Since the beginning of the COVID-19 pandemic earlier this year, the FDIC has taken a number of actions to show flexibility in its regulatory approach in response to the unprecedented economic conditions and unique government response.
For example, last month, the FDIC issued an interim final rule (IFR) providing that an insured depository institution (IDI) is permitted to temporarily “freeze” its total consolidated assets for purposes of determining whether the IDI is subject to the audit and reporting requirements of Part 363 of the FDIC regulations for fiscal years ending in 2021. In issuing the rule, the FDIC acknowledged that many community banks have experienced significant, temporary asset growth due to participation in the Paycheck Protection Program (PPP) and other government programs established in response to the pandemic, along with other factors.
Consistent with that action last month and the principle of targeted regulatory flexibility the FDIC is joining the Federal Reserve Board and Office of the Comptroller of the Currency in issuing an interim final rule that would similarly “freeze” an IDI’s asset size for purposes of determining applicability of certain regulations applicable to community banks.
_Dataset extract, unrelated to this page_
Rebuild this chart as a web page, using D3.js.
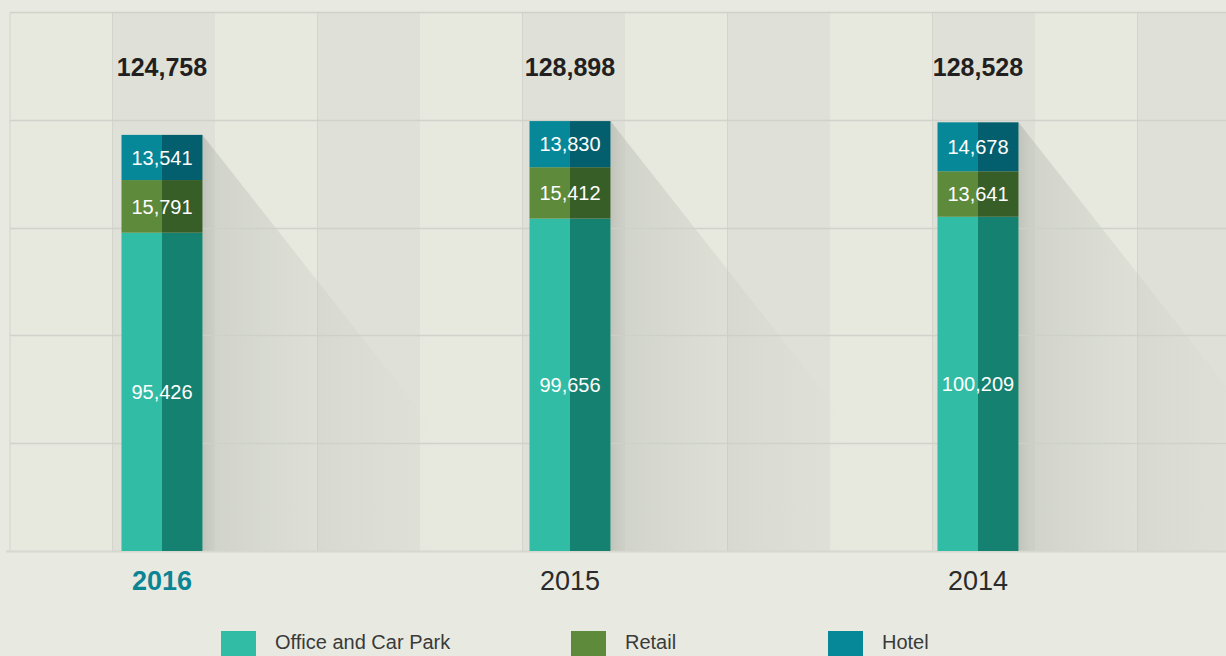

The rule approved today provides that an IDI generally can calculate its asset size for applicable thresholds during calendar years 2020 and 2021 based on the lower of either total assets as of December 31, 2019, or total assets as of the normal measurement date.
The rule only applies to regulatory thresholds of $10 billion or less. Specific to the FDIC, the rule applies to specified regulatory thresholds contained in the community bank leverage ratio, management interlocks, Call Reports, and examination frequency rules.
The rule includes, for some of the amended regulations, a reservation of authority allowing the agencies to make institution-specific determinations that a community bank is not eligible for the temporary relief. The preamble of the rule makes clear the agencies expect to use this reservation of authority only in limited circumstances, such as when there is significant growth due to a merger or acquisition or when there is a material change in the business model, risk profile, or complexity of the community banking organization.
The preamble of the rule also notes that the agencies agreed to not provide relief from the Volcker Rule because the statute provides a two year conformance period before banks that cross the $10 billion asset threshold are required to comply with the Volcker Rule. As a result, any bank that experiences temporary growth due to PPP lending or other factors should have adequate time to return below the $10 billion asset threshold before becoming subject to the Volcker Rule.
I am pleased to support the IFR, which provides community banks with temporary relief from incurring material costs to comply with new regulatory requirements during a time of difficult economic challenges.
Thank you to the staff for all their work on this rulemaking.